Data segment
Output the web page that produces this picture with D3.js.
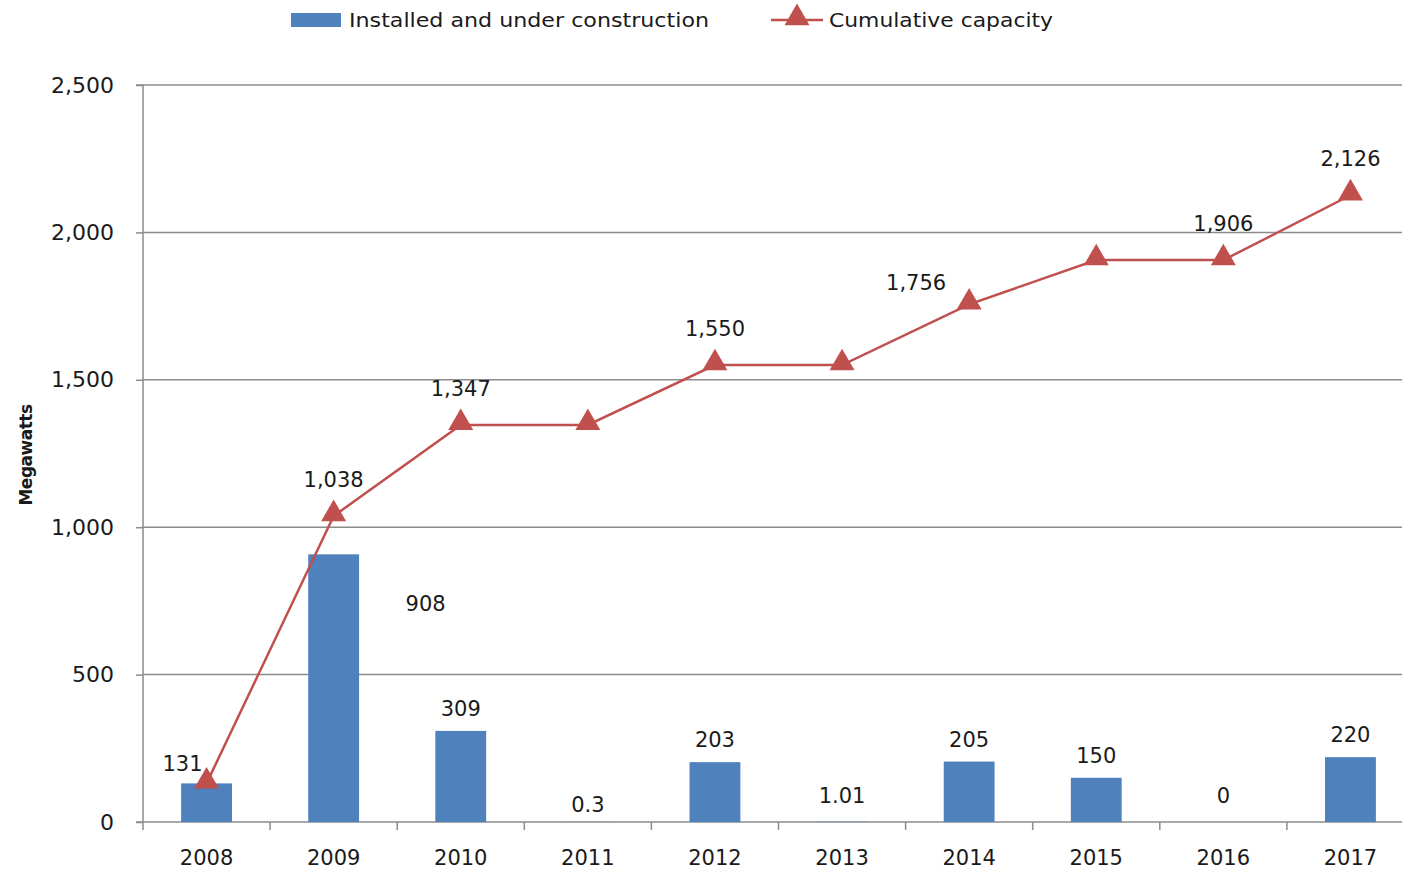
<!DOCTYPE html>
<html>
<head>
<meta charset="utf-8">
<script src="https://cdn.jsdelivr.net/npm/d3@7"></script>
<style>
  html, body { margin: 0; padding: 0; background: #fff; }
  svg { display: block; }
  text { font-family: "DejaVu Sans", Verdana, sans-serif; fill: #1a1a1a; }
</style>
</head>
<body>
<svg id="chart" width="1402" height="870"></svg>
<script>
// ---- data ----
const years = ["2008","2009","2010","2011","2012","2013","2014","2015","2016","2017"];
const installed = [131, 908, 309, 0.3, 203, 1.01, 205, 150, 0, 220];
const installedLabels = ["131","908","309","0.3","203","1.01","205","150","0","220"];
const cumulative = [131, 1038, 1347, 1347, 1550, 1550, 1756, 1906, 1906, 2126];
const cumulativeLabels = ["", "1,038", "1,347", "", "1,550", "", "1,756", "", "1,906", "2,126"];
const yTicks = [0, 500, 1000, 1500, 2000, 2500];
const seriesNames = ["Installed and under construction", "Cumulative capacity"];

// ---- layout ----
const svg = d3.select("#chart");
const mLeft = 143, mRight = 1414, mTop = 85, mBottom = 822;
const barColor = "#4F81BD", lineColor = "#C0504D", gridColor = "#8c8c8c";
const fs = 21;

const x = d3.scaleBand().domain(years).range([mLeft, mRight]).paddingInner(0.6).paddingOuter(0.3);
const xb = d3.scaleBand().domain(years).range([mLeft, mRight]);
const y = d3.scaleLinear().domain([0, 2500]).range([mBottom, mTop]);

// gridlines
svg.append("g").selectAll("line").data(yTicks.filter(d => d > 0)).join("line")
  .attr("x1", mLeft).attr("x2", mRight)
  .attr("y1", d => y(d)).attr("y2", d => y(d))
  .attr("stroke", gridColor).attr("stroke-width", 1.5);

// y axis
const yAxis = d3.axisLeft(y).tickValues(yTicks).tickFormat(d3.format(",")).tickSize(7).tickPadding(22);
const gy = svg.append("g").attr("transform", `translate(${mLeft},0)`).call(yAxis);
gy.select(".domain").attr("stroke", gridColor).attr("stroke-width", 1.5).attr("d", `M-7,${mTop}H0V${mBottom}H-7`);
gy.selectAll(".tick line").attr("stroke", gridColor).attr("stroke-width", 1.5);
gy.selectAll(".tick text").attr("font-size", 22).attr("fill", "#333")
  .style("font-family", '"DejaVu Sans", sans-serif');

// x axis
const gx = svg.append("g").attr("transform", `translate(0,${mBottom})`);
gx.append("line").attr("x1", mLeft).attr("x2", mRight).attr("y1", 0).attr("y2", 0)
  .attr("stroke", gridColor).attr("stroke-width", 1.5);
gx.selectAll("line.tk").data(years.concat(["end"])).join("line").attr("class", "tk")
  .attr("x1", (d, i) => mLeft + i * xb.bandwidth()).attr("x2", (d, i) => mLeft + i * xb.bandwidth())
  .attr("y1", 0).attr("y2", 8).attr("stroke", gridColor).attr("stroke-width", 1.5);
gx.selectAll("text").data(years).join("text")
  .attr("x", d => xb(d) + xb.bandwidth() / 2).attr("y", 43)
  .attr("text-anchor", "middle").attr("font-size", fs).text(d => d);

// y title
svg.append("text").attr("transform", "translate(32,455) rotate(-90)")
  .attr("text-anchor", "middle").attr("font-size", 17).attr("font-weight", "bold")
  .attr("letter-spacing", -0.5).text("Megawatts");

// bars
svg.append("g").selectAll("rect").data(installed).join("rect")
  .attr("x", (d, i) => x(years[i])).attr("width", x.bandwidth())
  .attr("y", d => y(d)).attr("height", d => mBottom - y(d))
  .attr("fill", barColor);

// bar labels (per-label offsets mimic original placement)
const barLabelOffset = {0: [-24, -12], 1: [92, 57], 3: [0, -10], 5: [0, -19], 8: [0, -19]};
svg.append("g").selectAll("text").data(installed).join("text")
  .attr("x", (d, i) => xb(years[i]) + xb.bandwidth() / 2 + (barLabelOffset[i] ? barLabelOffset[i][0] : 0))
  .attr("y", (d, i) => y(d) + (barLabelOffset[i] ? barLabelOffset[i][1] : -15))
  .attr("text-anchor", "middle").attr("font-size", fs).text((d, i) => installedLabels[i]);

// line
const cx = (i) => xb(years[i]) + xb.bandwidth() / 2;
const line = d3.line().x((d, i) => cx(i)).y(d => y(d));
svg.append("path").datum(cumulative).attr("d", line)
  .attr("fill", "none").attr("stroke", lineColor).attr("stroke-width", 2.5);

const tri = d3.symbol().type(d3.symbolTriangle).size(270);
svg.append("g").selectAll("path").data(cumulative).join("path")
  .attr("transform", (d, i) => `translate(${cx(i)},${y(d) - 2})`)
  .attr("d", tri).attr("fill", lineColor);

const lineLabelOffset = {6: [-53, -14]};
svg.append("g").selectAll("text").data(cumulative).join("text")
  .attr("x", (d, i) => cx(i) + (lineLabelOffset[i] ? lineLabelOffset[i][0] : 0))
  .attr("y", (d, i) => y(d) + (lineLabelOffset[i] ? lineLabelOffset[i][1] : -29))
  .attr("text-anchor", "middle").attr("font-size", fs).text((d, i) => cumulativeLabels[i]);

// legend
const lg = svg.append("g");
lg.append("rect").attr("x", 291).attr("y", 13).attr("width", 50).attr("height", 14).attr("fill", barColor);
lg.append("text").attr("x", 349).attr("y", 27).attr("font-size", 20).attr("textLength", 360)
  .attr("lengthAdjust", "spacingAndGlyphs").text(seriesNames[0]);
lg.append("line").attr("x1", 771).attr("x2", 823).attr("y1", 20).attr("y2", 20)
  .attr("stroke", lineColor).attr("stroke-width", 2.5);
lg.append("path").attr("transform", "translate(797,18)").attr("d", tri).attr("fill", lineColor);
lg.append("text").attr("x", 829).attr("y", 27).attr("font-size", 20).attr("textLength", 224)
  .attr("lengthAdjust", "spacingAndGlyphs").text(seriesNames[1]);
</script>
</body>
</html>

What the task asks
Pictures excluded, quote all the data above exactly.

Finished exercise
Output the web page that produces this picture with D3.js.
<!DOCTYPE html>
<html>
<head>
<meta charset="utf-8">
<script src="https://cdn.jsdelivr.net/npm/d3@7"></script>
<style>
  html, body { margin: 0; padding: 0; background: #fff; }
  svg { display: block; }
  text { font-family: "DejaVu Sans", Verdana, sans-serif; fill: #1a1a1a; }
</style>
</head>
<body>
<svg id="chart" width="1402" height="870"></svg>
<script>
// ---- data ----
const years = ["2008","2009","2010","2011","2012","2013","2014","2015","2016","2017"];
const installed = [131, 908, 309, 0.3, 203, 1.01, 205, 150, 0, 220];
const installedLabels = ["131","908","309","0.3","203","1.01","205","150","0","220"];
const cumulative = [131, 1038, 1347, 1347, 1550, 1550, 1756, 1906, 1906, 2126];
const cumulativeLabels = ["", "1,038", "1,347", "", "1,550", "", "1,756", "", "1,906", "2,126"];
const yTicks = [0, 500, 1000, 1500, 2000, 2500];
const seriesNames = ["Installed and under construction", "Cumulative capacity"];

// ---- layout ----
const svg = d3.select("#chart");
const mLeft = 143, mRight = 1414, mTop = 85, mBottom = 822;
const barColor = "#4F81BD", lineColor = "#C0504D", gridColor = "#8c8c8c";
const fs = 21;

const x = d3.scaleBand().domain(years).range([mLeft, mRight]).paddingInner(0.6).paddingOuter(0.3);
const xb = d3.scaleBand().domain(years).range([mLeft, mRight]);
const y = d3.scaleLinear().domain([0, 2500]).range([mBottom, mTop]);

// gridlines
svg.append("g").selectAll("line").data(yTicks.filter(d => d > 0)).join("line")
  .attr("x1", mLeft).attr("x2", mRight)
  .attr("y1", d => y(d)).attr("y2", d => y(d))
  .attr("stroke", gridColor).attr("stroke-width", 1.5);

// y axis
const yAxis = d3.axisLeft(y).tickValues(yTicks).tickFormat(d3.format(",")).tickSize(7).tickPadding(22);
const gy = svg.append("g").attr("transform", `translate(${mLeft},0)`).call(yAxis);
gy.select(".domain").attr("stroke", gridColor).attr("stroke-width", 1.5).attr("d", `M-7,${mTop}H0V${mBottom}H-7`);
gy.selectAll(".tick line").attr("stroke", gridColor).attr("stroke-width", 1.5);
gy.selectAll(".tick text").attr("font-size", 22).attr("fill", "#333")
  .style("font-family", '"DejaVu Sans", sans-serif');

// x axis
const gx = svg.append("g").attr("transform", `translate(0,${mBottom})`);
gx.append("line").attr("x1", mLeft).attr("x2", mRight).attr("y1", 0).attr("y2", 0)
  .attr("stroke", gridColor).attr("stroke-width", 1.5);
gx.selectAll("line.tk").data(years.concat(["end"])).join("line").attr("class", "tk")
  .attr("x1", (d, i) => mLeft + i * xb.bandwidth()).attr("x2", (d, i) => mLeft + i * xb.bandwidth())
  .attr("y1", 0).attr("y2", 8).attr("stroke", gridColor).attr("stroke-width", 1.5);
gx.selectAll("text").data(years).join("text")
  .attr("x", d => xb(d) + xb.bandwidth() / 2).attr("y", 43)
  .attr("text-anchor", "middle").attr("font-size", fs).text(d => d);

// y title
svg.append("text").attr("transform", "translate(32,455) rotate(-90)")
  .attr("text-anchor", "middle").attr("font-size", 17).attr("font-weight", "bold")
  .attr("letter-spacing", -0.5).text("Megawatts");

// bars
svg.append("g").selectAll("rect").data(installed).join("rect")
  .attr("x", (d, i) => x(years[i])).attr("width", x.bandwidth())
  .attr("y", d => y(d)).attr("height", d => mBottom - y(d))
  .attr("fill", barColor);

// bar labels (per-label offsets mimic original placement)
const barLabelOffset = {0: [-24, -12], 1: [92, 57], 3: [0, -10], 5: [0, -19], 8: [0, -19]};
svg.append("g").selectAll("text").data(installed).join("text")
  .attr("x", (d, i) => xb(years[i]) + xb.bandwidth() / 2 + (barLabelOffset[i] ? barLabelOffset[i][0] : 0))
  .attr("y", (d, i) => y(d) + (barLabelOffset[i] ? barLabelOffset[i][1] : -15))
  .attr("text-anchor", "middle").attr("font-size", fs).text((d, i) => installedLabels[i]);

// line
const cx = (i) => xb(years[i]) + xb.bandwidth() / 2;
const line = d3.line().x((d, i) => cx(i)).y(d => y(d));
svg.append("path").datum(cumulative).attr("d", line)
  .attr("fill", "none").attr("stroke", lineColor).attr("stroke-width", 2.5);

const tri = d3.symbol().type(d3.symbolTriangle).size(270);
svg.append("g").selectAll("path").data(cumulative).join("path")
  .attr("transform", (d, i) => `translate(${cx(i)},${y(d) - 2})`)
  .attr("d", tri).attr("fill", lineColor);

const lineLabelOffset = {6: [-53, -14]};
svg.append("g").selectAll("text").data(cumulative).join("text")
  .attr("x", (d, i) => cx(i) + (lineLabelOffset[i] ? lineLabelOffset[i][0] : 0))
  .attr("y", (d, i) => y(d) + (lineLabelOffset[i] ? lineLabelOffset[i][1] : -29))
  .attr("text-anchor", "middle").attr("font-size", fs).text((d, i) => cumulativeLabels[i]);

// legend
const lg = svg.append("g");
lg.append("rect").attr("x", 291).attr("y", 13).attr("width", 50).attr("height", 14).attr("fill", barColor);
lg.append("text").attr("x", 349).attr("y", 27).attr("font-size", 20).attr("textLength", 360)
  .attr("lengthAdjust", "spacingAndGlyphs").text(seriesNames[0]);
lg.append("line").attr("x1", 771).attr("x2", 823).attr("y1", 20).attr("y2", 20)
  .attr("stroke", lineColor).attr("stroke-width", 2.5);
lg.append("path").attr("transform", "translate(797,18)").attr("d", tri).attr("fill", lineColor);
lg.append("text").attr("x", 829).attr("y", 27).attr("font-size", 20).attr("textLength", 224)
  .attr("lengthAdjust", "spacingAndGlyphs").text(seriesNames[1]);
</script>
</body>
</html>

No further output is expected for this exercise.